**GIVEN INSTRUCTION:**
How many lines in the records below contain the word "React"? Answer with the number alone.

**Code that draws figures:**

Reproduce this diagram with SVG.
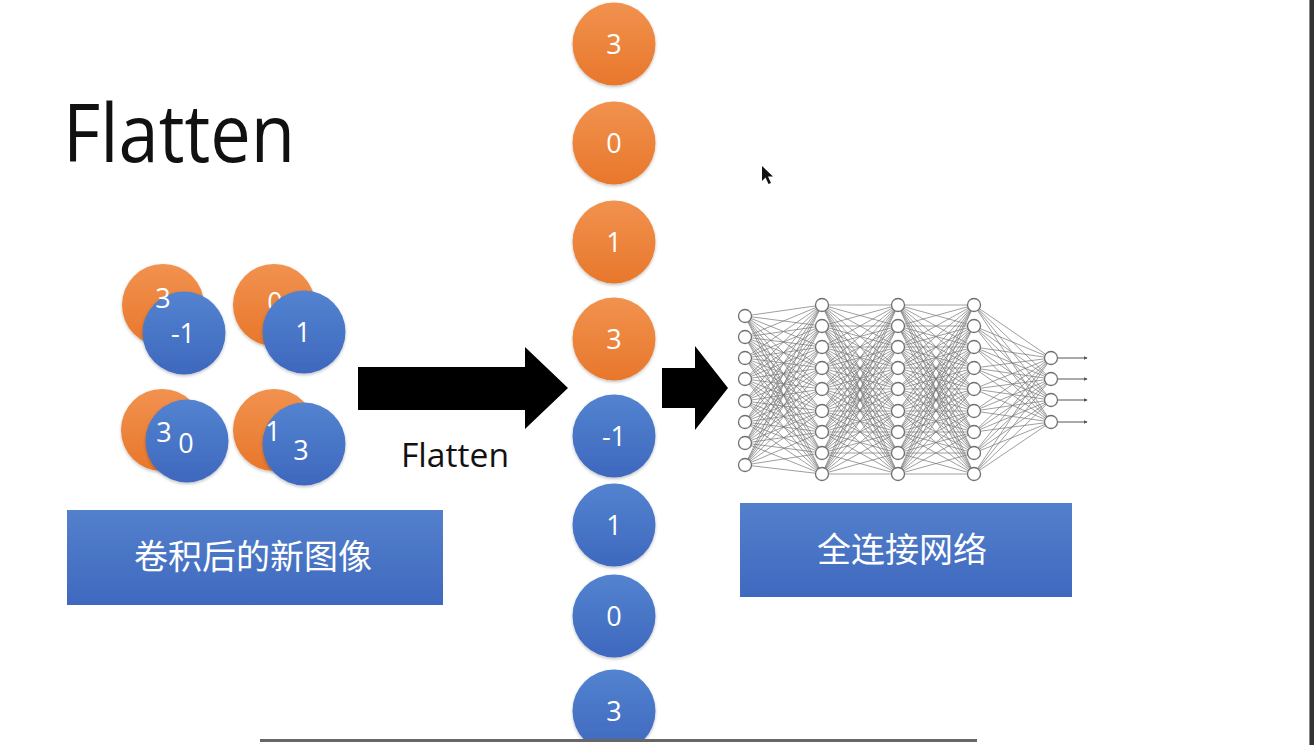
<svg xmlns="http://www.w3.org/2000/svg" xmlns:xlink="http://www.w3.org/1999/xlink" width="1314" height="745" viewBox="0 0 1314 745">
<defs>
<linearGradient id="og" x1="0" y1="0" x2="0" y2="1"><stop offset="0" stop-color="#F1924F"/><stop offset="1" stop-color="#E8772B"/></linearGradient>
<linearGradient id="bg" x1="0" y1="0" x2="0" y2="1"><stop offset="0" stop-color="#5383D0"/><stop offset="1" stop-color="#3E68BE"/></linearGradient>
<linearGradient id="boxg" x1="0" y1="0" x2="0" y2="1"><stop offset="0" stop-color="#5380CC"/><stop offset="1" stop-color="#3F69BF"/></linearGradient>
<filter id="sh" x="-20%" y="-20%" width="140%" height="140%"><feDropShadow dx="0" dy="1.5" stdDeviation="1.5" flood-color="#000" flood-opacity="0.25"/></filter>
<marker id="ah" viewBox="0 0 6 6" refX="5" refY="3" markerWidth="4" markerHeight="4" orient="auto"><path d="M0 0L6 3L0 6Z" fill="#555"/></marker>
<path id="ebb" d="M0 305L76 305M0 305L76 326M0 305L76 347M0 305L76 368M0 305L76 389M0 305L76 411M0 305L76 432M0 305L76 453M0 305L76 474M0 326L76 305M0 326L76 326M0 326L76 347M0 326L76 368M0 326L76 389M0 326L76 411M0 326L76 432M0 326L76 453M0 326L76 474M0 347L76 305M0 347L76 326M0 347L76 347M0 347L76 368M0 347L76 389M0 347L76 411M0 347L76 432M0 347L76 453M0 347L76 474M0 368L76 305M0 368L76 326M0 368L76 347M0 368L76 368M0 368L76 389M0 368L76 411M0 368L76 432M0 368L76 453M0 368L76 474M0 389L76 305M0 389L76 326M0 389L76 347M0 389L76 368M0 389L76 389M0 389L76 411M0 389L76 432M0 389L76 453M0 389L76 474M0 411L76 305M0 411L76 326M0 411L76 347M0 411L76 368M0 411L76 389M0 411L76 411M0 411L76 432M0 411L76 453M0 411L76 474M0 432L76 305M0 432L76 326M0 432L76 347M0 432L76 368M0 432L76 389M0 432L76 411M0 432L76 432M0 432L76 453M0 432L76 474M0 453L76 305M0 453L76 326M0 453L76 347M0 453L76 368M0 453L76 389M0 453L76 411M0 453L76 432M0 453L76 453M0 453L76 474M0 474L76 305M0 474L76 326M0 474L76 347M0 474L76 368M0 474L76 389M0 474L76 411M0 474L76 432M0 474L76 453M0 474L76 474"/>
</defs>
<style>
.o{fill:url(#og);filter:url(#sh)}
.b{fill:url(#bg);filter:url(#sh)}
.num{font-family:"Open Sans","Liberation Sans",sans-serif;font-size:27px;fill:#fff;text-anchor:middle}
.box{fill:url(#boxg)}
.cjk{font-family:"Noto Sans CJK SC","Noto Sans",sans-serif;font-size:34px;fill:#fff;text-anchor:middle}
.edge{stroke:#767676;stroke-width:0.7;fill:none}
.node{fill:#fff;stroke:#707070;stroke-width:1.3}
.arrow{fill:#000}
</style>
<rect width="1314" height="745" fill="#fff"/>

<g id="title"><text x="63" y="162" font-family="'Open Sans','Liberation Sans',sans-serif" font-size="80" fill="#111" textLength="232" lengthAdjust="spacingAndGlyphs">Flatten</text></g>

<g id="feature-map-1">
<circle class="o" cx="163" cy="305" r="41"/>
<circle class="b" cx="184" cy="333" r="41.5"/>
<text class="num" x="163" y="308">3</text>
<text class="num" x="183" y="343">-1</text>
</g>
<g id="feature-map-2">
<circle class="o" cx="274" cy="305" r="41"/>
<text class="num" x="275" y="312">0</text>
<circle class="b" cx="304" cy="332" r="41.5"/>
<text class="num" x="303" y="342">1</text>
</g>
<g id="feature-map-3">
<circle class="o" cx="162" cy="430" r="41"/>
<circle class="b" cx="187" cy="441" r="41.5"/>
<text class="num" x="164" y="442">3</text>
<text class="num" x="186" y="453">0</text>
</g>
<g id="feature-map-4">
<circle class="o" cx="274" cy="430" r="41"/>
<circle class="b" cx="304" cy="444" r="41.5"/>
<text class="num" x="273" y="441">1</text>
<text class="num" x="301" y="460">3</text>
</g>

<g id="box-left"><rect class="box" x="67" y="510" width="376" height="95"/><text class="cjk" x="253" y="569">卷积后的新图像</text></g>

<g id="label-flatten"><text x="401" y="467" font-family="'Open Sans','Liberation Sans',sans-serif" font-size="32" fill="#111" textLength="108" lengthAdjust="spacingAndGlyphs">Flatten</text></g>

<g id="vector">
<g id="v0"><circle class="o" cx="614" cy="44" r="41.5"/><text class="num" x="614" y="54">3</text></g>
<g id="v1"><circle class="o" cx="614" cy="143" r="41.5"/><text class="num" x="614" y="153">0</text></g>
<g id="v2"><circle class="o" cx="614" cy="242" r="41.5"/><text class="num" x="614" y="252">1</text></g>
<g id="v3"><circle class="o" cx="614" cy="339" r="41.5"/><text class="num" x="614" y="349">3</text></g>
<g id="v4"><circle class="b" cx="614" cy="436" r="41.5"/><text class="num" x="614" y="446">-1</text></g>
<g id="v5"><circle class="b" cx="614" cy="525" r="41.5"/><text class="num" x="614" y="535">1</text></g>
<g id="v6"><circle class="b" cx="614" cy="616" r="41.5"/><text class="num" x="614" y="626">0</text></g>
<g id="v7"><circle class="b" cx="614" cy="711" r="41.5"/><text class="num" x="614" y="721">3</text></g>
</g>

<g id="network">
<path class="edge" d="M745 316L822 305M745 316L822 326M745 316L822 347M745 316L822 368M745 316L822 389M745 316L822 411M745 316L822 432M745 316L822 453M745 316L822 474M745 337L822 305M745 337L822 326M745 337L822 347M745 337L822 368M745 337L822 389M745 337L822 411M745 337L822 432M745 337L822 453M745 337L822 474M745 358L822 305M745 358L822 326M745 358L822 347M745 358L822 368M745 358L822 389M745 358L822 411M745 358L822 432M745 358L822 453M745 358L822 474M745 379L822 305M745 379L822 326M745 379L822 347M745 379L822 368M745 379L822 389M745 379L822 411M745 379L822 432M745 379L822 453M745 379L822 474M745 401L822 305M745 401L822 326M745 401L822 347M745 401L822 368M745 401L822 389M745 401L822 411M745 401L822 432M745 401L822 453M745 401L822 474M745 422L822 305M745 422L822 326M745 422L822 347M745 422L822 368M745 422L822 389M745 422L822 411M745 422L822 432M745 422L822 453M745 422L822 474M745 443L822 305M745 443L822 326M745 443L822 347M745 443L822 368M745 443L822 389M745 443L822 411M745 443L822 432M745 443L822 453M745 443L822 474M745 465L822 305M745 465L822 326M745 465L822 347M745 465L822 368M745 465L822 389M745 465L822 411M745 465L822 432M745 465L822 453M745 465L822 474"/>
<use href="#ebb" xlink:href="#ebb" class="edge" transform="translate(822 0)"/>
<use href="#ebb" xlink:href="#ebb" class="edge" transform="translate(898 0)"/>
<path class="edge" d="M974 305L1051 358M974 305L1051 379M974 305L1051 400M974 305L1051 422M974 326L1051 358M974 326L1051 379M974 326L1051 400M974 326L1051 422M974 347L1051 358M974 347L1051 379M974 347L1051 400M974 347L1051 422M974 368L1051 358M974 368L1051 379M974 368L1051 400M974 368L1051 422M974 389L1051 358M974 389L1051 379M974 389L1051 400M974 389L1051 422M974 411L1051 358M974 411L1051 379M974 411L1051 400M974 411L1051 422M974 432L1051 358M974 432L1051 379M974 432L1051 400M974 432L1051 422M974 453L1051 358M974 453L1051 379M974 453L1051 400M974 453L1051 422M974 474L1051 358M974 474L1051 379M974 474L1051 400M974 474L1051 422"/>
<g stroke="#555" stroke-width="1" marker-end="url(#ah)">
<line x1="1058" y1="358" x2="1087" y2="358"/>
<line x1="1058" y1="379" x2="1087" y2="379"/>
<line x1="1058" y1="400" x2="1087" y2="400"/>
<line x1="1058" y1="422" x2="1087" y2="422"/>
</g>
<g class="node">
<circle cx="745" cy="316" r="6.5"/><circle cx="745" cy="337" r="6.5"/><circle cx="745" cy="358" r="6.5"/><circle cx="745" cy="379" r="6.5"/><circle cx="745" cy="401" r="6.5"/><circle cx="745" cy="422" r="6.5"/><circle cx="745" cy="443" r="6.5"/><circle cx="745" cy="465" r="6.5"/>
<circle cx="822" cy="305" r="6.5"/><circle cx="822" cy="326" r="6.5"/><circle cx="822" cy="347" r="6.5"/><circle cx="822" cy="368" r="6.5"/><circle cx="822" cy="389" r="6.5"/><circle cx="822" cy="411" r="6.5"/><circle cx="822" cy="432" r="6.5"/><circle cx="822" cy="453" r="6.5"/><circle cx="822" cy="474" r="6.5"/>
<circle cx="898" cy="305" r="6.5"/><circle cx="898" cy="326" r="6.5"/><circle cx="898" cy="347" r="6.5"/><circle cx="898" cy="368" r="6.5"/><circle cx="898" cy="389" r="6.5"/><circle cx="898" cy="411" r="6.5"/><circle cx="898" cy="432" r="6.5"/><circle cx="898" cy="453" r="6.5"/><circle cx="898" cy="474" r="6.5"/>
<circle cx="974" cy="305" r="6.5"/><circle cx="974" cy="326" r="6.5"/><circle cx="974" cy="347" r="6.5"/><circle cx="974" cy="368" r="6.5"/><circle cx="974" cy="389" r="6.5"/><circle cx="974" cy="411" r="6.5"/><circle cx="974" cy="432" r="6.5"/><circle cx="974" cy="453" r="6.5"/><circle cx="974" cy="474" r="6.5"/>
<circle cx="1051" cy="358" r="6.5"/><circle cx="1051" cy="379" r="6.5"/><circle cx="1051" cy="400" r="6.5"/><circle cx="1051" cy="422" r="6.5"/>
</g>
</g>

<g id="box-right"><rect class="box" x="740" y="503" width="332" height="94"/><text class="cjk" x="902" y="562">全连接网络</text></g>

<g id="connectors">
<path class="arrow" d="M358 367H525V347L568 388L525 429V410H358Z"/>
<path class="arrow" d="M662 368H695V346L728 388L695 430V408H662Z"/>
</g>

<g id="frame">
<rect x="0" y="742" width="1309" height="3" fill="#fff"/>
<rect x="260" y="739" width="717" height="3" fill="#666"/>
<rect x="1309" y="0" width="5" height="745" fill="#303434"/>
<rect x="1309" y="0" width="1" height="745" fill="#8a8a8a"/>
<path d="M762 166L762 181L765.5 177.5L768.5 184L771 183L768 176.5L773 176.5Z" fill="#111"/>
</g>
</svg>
...
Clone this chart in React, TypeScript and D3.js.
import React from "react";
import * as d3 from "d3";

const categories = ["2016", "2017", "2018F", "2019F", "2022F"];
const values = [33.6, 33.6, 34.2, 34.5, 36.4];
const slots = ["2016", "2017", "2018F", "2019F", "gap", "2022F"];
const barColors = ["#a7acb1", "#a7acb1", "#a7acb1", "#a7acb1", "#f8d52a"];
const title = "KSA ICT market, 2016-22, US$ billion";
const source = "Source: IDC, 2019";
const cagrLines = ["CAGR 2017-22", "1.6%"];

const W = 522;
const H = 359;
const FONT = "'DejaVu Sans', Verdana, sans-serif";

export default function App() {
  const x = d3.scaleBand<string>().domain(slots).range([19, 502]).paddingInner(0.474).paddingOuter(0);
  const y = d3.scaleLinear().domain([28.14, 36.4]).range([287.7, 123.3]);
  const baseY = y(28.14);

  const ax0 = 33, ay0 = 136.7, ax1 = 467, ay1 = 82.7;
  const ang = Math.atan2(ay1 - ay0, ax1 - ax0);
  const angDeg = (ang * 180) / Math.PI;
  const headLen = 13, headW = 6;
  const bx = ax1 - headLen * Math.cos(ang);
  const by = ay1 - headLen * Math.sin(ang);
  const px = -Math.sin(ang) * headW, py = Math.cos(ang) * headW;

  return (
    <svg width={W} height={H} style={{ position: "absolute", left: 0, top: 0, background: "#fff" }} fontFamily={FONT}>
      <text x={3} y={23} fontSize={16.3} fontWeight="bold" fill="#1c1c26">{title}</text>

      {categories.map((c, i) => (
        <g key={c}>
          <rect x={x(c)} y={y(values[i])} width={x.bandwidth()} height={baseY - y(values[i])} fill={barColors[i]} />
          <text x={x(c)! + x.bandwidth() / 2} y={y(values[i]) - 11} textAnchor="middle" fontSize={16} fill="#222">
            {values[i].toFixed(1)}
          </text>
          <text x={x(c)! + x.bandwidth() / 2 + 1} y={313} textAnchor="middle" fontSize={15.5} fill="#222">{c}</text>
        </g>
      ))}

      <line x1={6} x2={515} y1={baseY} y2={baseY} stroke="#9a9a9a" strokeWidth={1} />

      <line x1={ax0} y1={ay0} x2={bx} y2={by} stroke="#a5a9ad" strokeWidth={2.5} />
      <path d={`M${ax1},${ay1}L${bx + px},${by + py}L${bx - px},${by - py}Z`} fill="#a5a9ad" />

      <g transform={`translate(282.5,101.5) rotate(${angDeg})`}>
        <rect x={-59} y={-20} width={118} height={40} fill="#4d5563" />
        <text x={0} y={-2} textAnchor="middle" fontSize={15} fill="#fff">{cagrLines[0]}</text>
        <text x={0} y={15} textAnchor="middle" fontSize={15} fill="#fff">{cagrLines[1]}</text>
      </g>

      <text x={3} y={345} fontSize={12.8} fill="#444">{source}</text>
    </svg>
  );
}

**RESULT OF THE TASK:**
2